* start *

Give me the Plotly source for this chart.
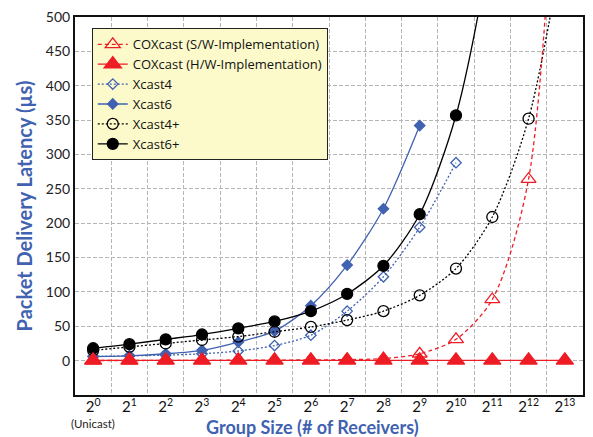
import plotly.graph_objects as go

exponents = list(range(14))
tick_labels = [f"2<sup>{n}</sup>" for n in exponents]

sw_impl = [0.2, 0.2, 0.3, 0.4, 0.6, 0.8, 1.0, 1.5, 3, 10, 31, 89, 264, 1000]
hw_impl = [0.5] * 14
xcast4 = [6, 7, 8, 10, 14, 22, 37, 72, 122, 194, 288]
xcast6 = [6, 7, 10, 15, 27, 43, 80, 139, 221, 342]
xcast4p = [15, 20, 25, 30, 35, 42, 49, 59, 72, 95, 134, 209, 352, 620]
xcast6p = [18, 24, 31, 38, 47, 57, 72, 97, 138, 213, 357, 620, 1050]

BLUE = "#4062B0"
RED = "#EE1C25"
FONT = "Lato"

fig = go.Figure()

def add(name, y, color, symbol, size, dash, rank):
    fig.add_trace(go.Scatter(
        x=exponents[:len(y)], y=y, name=name, mode="lines+markers",
        line=dict(color=color, width=1.3, dash=dash, shape="spline", smoothing=0.8),
        marker=dict(symbol=symbol, size=size, color=color,
                    line=dict(color=color, width=1.3)),
        legendrank=rank,
    ))

add("Xcast4", xcast4, BLUE, "diamond-open", 8, "2px,2px", 3)
add("Xcast6", xcast6, BLUE, "diamond", 8, "solid", 4)
add("Xcast4+", xcast4p, "black", "circle-open", 11, "2px,2px", 5)
add("Xcast6+", xcast6p, "black", "circle", 11, "solid", 6)
add("COXcast (S/W-Implementation)", sw_impl, RED, "triangle-up-open", 13, "4px,3px", 1)
add("COXcast (H/W-Implementation)", hw_impl, RED, "triangle-up", 15, "solid", 2)

fig.add_annotation(x=0, y=0, xref="x", yref="paper", yshift=-28, text="(Unicast)",
                   showarrow=False, yanchor="middle",
                   font=dict(family=FONT, size=11.5, color="#222"))
fig.add_annotation(x=(313 - 75) / 510, y=(395 - 427) / 382, xref="paper", yref="paper",
                   xanchor="center", yanchor="middle",
                   text="<b>Group Size (# of Receivers)</b>",
                   showarrow=False, font=dict(family=FONT, size=18, color=BLUE))

fig.update_layout(
    width=593, height=437,
    margin=dict(l=75, r=8, t=13, b=42),
    paper_bgcolor="white", plot_bgcolor="white",
    font=dict(family=FONT, size=14, color="#222"),
    showlegend=True,
    legend=dict(x=0.033, y=0.97, xanchor="left", yanchor="top",
                bgcolor="#FCFACB", bordercolor="#222", borderwidth=1,
                font=dict(family="Open Sans", size=13, color="#111"),
                tracegroupgap=0, itemwidth=30),
    xaxis=dict(range=[-0.5, 13.5], tickmode="array", tickvals=exponents, ticktext=tick_labels,
               showgrid=False, zeroline=False,
               showline=True, mirror=True, linecolor="#111", linewidth=2,
               ticklabelstandoff=-3,
               tickfont=dict(family=FONT, size=15, color="#111"),
               minor=dict(tickmode="linear", tick0=0.5, dtick=1, showgrid=True,
                          gridcolor="#b5b5b5", griddash="4px,2px", gridwidth=1)),
    yaxis=dict(range=[-50, 500], tickmode="array", tickvals=list(range(0, 501, 50)),
               showgrid=True, gridcolor="#b5b5b5", griddash="4px,2px", gridwidth=1,
               zeroline=False, showline=True, mirror=True, linecolor="#111", linewidth=2,
               tickfont=dict(family=FONT, size=14, color="#222"),
               title=dict(text="<b>Packet Delivery Latency (µs)</b>",
                          font=dict(family=FONT, size=20, color=BLUE), standoff=8)),
)

fig.write_html("out.html")
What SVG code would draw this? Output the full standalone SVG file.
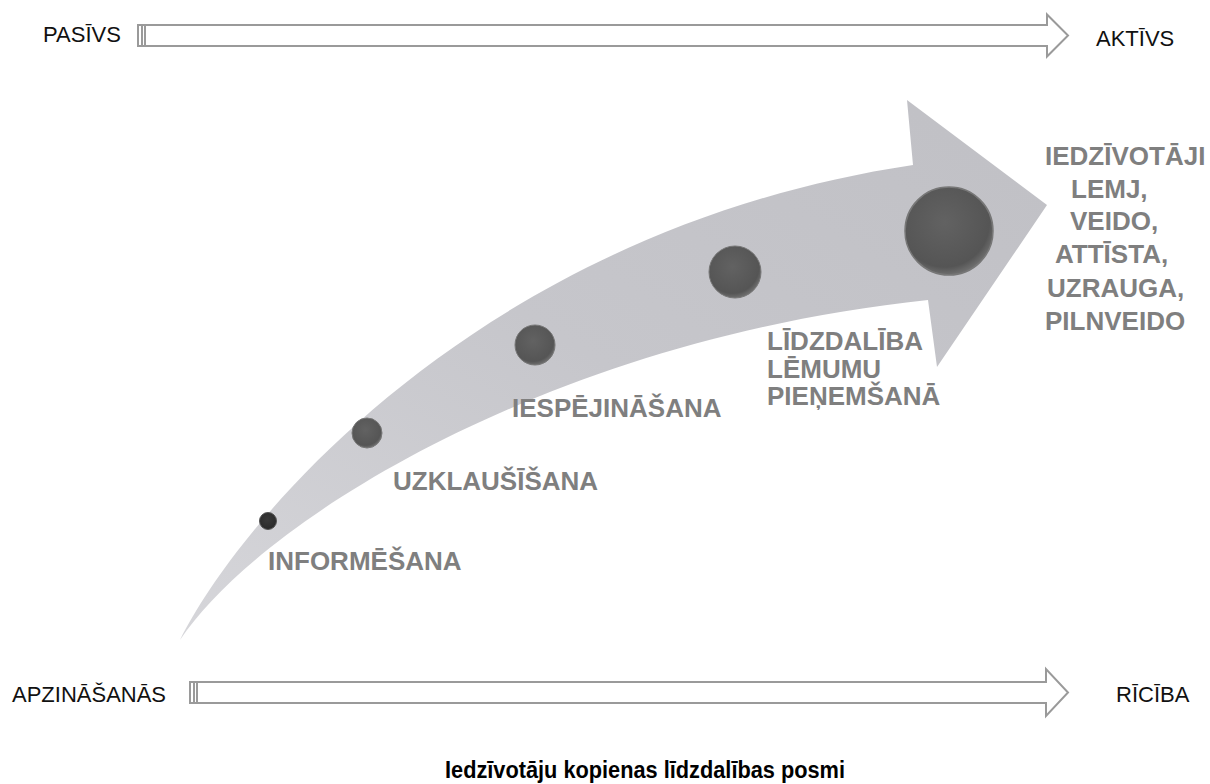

* end *

Retype each entry precisely. Skip images entirely.

Answer to this exercise -
Give me the Plotly source for this chart.
import plotly.graph_objects as go

exponents = list(range(14))
tick_labels = [f"2<sup>{n}</sup>" for n in exponents]

sw_impl = [0.2, 0.2, 0.3, 0.4, 0.6, 0.8, 1.0, 1.5, 3, 10, 31, 89, 264, 1000]
hw_impl = [0.5] * 14
xcast4 = [6, 7, 8, 10, 14, 22, 37, 72, 122, 194, 288]
xcast6 = [6, 7, 10, 15, 27, 43, 80, 139, 221, 342]
xcast4p = [15, 20, 25, 30, 35, 42, 49, 59, 72, 95, 134, 209, 352, 620]
xcast6p = [18, 24, 31, 38, 47, 57, 72, 97, 138, 213, 357, 620, 1050]

BLUE = "#4062B0"
RED = "#EE1C25"
FONT = "Lato"

fig = go.Figure()

def add(name, y, color, symbol, size, dash, rank):
    fig.add_trace(go.Scatter(
        x=exponents[:len(y)], y=y, name=name, mode="lines+markers",
        line=dict(color=color, width=1.3, dash=dash, shape="spline", smoothing=0.8),
        marker=dict(symbol=symbol, size=size, color=color,
                    line=dict(color=color, width=1.3)),
        legendrank=rank,
    ))

add("Xcast4", xcast4, BLUE, "diamond-open", 8, "2px,2px", 3)
add("Xcast6", xcast6, BLUE, "diamond", 8, "solid", 4)
add("Xcast4+", xcast4p, "black", "circle-open", 11, "2px,2px", 5)
add("Xcast6+", xcast6p, "black", "circle", 11, "solid", 6)
add("COXcast (S/W-Implementation)", sw_impl, RED, "triangle-up-open", 13, "4px,3px", 1)
add("COXcast (H/W-Implementation)", hw_impl, RED, "triangle-up", 15, "solid", 2)

fig.add_annotation(x=0, y=0, xref="x", yref="paper", yshift=-28, text="(Unicast)",
                   showarrow=False, yanchor="middle",
                   font=dict(family=FONT, size=11.5, color="#222"))
fig.add_annotation(x=(313 - 75) / 510, y=(395 - 427) / 382, xref="paper", yref="paper",
                   xanchor="center", yanchor="middle",
                   text="<b>Group Size (# of Receivers)</b>",
                   showarrow=False, font=dict(family=FONT, size=18, color=BLUE))

fig.update_layout(
    width=593, height=437,
    margin=dict(l=75, r=8, t=13, b=42),
    paper_bgcolor="white", plot_bgcolor="white",
    font=dict(family=FONT, size=14, color="#222"),
    showlegend=True,
    legend=dict(x=0.033, y=0.97, xanchor="left", yanchor="top",
                bgcolor="#FCFACB", bordercolor="#222", borderwidth=1,
                font=dict(family="Open Sans", size=13, color="#111"),
                tracegroupgap=0, itemwidth=30),
    xaxis=dict(range=[-0.5, 13.5], tickmode="array", tickvals=exponents, ticktext=tick_labels,
               showgrid=False, zeroline=False,
               showline=True, mirror=True, linecolor="#111", linewidth=2,
               ticklabelstandoff=-3,
               tickfont=dict(family=FONT, size=15, color="#111"),
               minor=dict(tickmode="linear", tick0=0.5, dtick=1, showgrid=True,
                          gridcolor="#b5b5b5", griddash="4px,2px", gridwidth=1)),
    yaxis=dict(range=[-50, 500], tickmode="array", tickvals=list(range(0, 501, 50)),
               showgrid=True, gridcolor="#b5b5b5", griddash="4px,2px", gridwidth=1,
               zeroline=False, showline=True, mirror=True, linecolor="#111", linewidth=2,
               tickfont=dict(family=FONT, size=14, color="#222"),
               title=dict(text="<b>Packet Delivery Latency (µs)</b>",
                          font=dict(family=FONT, size=20, color=BLUE), standoff=8)),
)

fig.write_html("out.html")
What SVG code would draw this? Output the full standalone SVG file.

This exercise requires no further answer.